Trout Unlimited and partner organizations are preparing to send a group of commercial fishermen, anglers, guides and yacht-tour operators to Washington, D.C., next month to push for stronger conservation of fish habitat in the Tongass National Forest of Southeast Alaska. The group will meet with key lawmakers and agency leaders to seek changes in the Forest Service budget for the Tongass, the country’s largest national forest and its top salmon producer. They will lobby for fish habitat conservation and watershed restoration to become top priorities for the Forest Service, reflected in the agency’s budget.
In a recent blog post, Sitka Conservation Society’s Andrianna Natsoulas wrote about why the Forest Service budget for the Tongass no longer makes sense as it emphasizes timber and road-building over fisheries, watersheds and restoration. It’s worth checking out.
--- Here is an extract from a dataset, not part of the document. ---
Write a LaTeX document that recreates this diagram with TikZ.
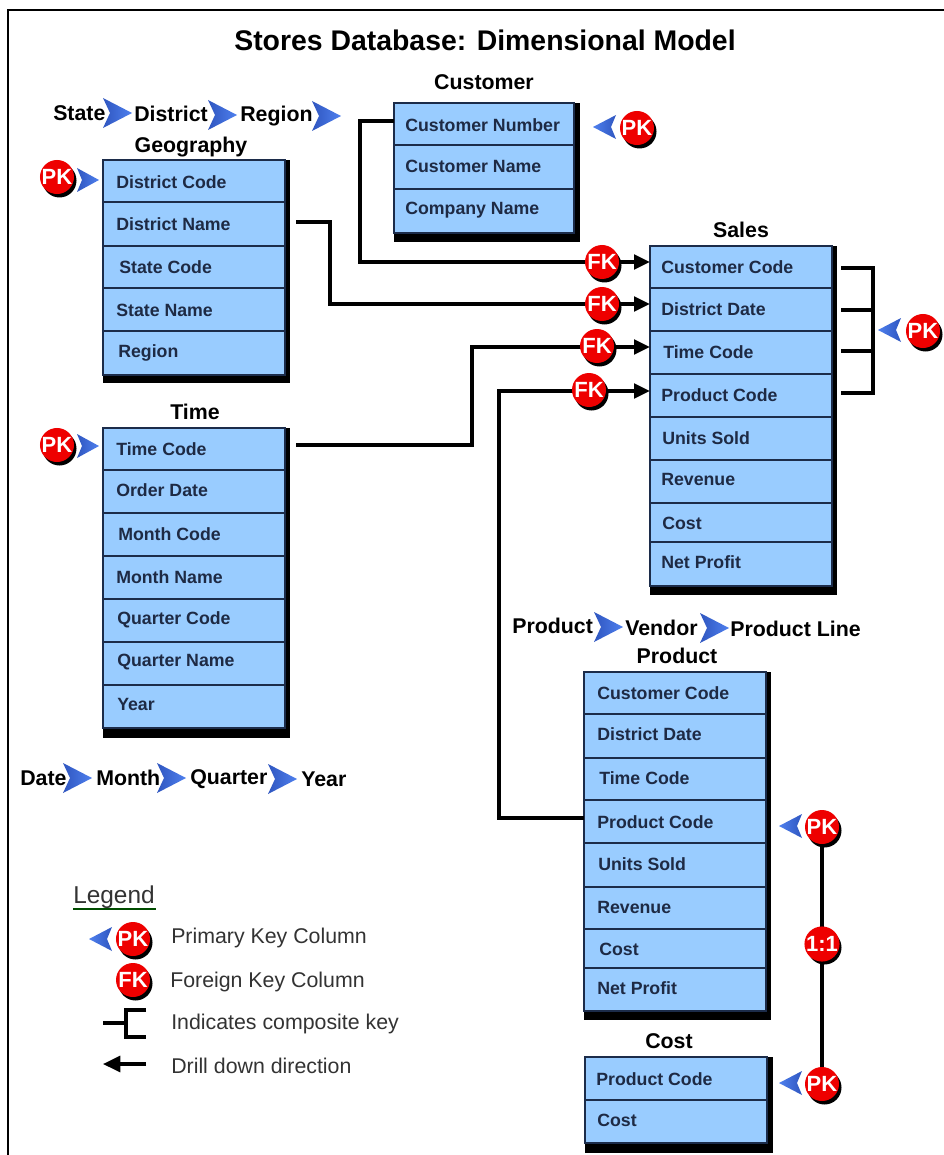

By Bio Mess March 24, 2012 - 12:45 am
Why lobby for 77 watersheds that stand little risk of development anyway, when Trout knows full well there is a real monster lurking under the bed – S.730 – the Sealaska Lands Bill? The Sealaska bill will do more long-term damage than any trumped-up threat to salmon watersheds on the Tongass ever will.
Trout went limp long ago in exchange for mega foundation bucks to “collaborate” away our national forest. The end result of TU’s inaction on the precedent-setting Sealaska bill will be privatization of thousands of acres of the Tongass National Forest for clearcutting, highgrading of the biggest, most rare, cathedral-like stands of trees on the Tongass, and creation of thousands of acres of in-holdings throughout the forest. It will give away to a private corporation, millions of dollars worth of taxpayer-funded infrastructure like roads and bridges, and 50-plus years of national forest planning. It will throw the USFS transition under the bus and it won’t stop there.
Sealaska Corporation, who is behind this bill, is a native, for-profit corporation which has treated their native shareholders quite shabby, while earning massive profits for it’s Board of Directors:
http://www.facebook.com/pages/Sealaska-Shareholders-Underground/321563611783?sk=wall&filter=12
Meanwhile their land stewardship is abysmal at best:
http://www.youtube.com/watch?v=oRQre80IVj4
TU needs to tell Sealaska to quit trying to up the ante, by demanding lands that are far more valuable that the acres they are currently entitled:
http://ak.audubon.org/newsroom/press-releases/2012/report-sealaska-legislation-threatens-rare-tongass-rainforest-habitat
Sealaska could have their final land selections tomorrow, guaranteed to them under the Alaska Native Claims Settlement Act (ANCSA) and already on file with the BLM. These selections were at their own request, yet the ink was no sooner dry when they began trying to cherry-pick even more of the Tongass to the detriment of not only the shareholders they represent but all Americans.
Most SE Alaska residents oppose this bill, and if it weren’t for the big green “collaborators” it would’ve been dead long ago. Time to knock it off TU and tell Betty and Gordon you don’t need their funding, because you have decided to take a real stand for the Tongass. Teddy would be proud.